Not all women have suffered the onslaught. Right-wing women are protected from the abuse, earning relative freedom by prodding liberal women—even those who don’t follow them or even know who they are—in growling packs, attacking them like some children strike animals with sticks and stones. Supporters of other political parties or ideologies are hardly without fault—but they have neither the numbers nor, it seems, the pathological compulsion to mob those who disagree with them.

“Do they ever experience joy,” Roy asked me. “Can you experience joy when your entire life is ideology?”

And since Mr Modi was sworn in as Prime Minister in May, things have not got any better.

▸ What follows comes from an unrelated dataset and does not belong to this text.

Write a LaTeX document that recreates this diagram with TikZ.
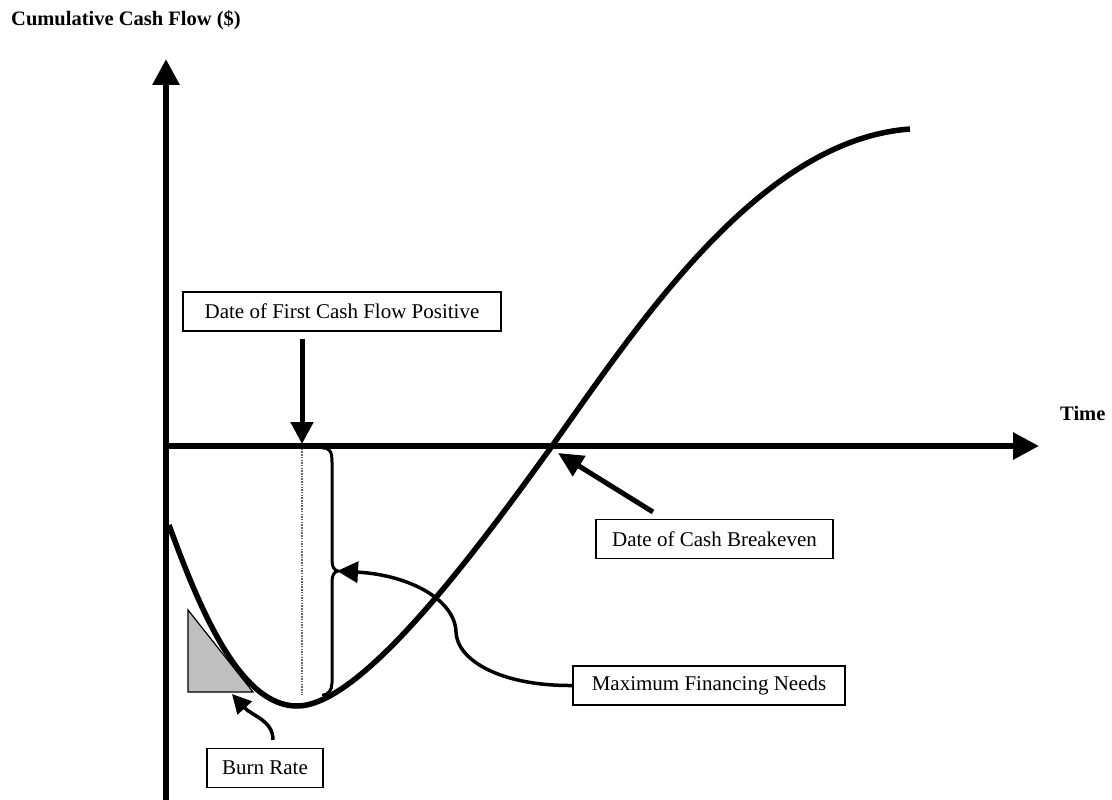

The new array of startlingly similar tweets are a mirror to the simmering culture wars that have reignited since it became clear that the BJP, which hasa tradition of stifling critical thought, was likely to come to power. Words like secular, tolerant, liberal, and intellectual—which most modern, forward-thinking societies consider badges of praise—have been reduced to mere slurs in the already slur-filled lexicon of India’s online Hindu right.

And again, women are bearing the brunt.

“A hatred and envy of achievement has manifested itself in a move to strip successful liberals of their presumed privileges,” Roy explained to me over Skype. “It’s all-virtual,” she said, “But you can’t help feeling that the violence will tip over into real life.”

It’s not an exaggerated fear. Recent events in India have shown that women who are perceived as modern, or successful—at both ends of the social spectrum—inspire anger in men who have failed to keep up.

Take the example of a young woman who was gang raped by thirteen men on the orders of a village headman in West Bengal earlier this year. After the attack, it was revealed that she had been the subject of much bitterness for having migrated in search of a job, and then for returning with envy-inducing items such as a small TV and a tinny music system.

“For the (all-male) elders,” said one villager, “These were a source of anguish.”

The gang rape, said another, was a “punishment” for her “way of life.”